Students going further in the red

Minnesota has the fifth highest amount of student debt in the nation.

With tuition on the rise and many student loan options available, it can be easy for a student to get confused.

Global studies senior Jacob Walls is one such student. He currently has 10 loans, with five different lenders, which can get really confusing.

One thing he was confused about most when applying for loans was if he could defer his loans until after graduation or consolidate them. Each lender has a different guideline.

“Over the years I’ve definitely lost track of what I can do with which loan and so that was confusing,” Walls said.

According to the Project on Student Debt, a nonprofit advocacy group, 72 percent of Minnesota college students graduate with debt and with rising tuition at the University it is expected to rise.

And with graduation quickly approaching, college students across the state are realizing what that debt will be: an average of $23, 375.

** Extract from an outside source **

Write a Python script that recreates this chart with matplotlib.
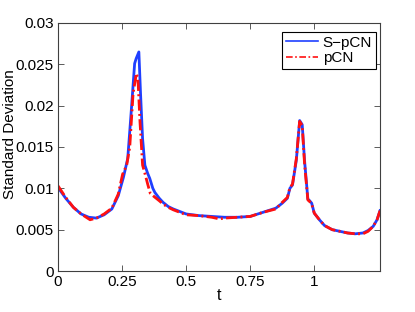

Deb Pusari, associate director of loans and undergraduate services in the University’s Office of Student Finance, said last year’s graduating students had an average of $24,995 in debt. With tuition rising next year, she said she expects that amount to increase.

Both the University’s and the state’s average debt per student are higher than the national average, which is estimated between $19,000 and $21,000 – giving Minnesota the fifth-highest rate of student debt in the nation, according to the Project on Student Debt.

Pusari said after the admissions office receives the student’s Free Application for Federal Student Aid, an award package is offered to the student with the amount and types of loans they are qualified for.

“We encourage students to only take as much loans as they can afford,” she said. “We don’t want them accepting the maximum amount they are offered.”

Art studies junior Kayleigh Menge said she has $16,000 in loans so far, with financial aid from the University and private loans she got elsewhere.

What confused her most, she said, was the number of questions she was asked.

“I’m independent of my parents and so I don’t know why they need all of my parent’s tax information,” Menge said.

Because of a federal formula called Effective Family Contribution, or EFC, the Office of Student Finance needs to know parent’s information to figure out a student’s award package, Pusari said.

“We take the cost of attendance, subtract the family contribution, and the amount remaining is the need,” she said.

Since her family makes too much money to be offered the SELF loan – the only private loan in packages offered by the University – she said she’s not paying interest on any of her loans right now.

“I was paying interest the first year, but now having them deferred,” she said.

The number of subsidized loans – loans that a student doesn’t have to pay interest on while in school – has increased 37 percent from 1996 to 2006, according to The College Board, a nonprofit organization that provides resources for students and information about colleges across the country.

According to the same study, the number of unsubsidized loans – loans that accumulate interest while a student is in school – has increased 158 percent in the same time period.

With the rising tuition and number of loans Menge has acquired in her three years of college, she said she works over the summer instead of taking classes.

“I know I would be able to graduate faster, but with the loans I would have to take out, it wouldn’t be worth it,” she said.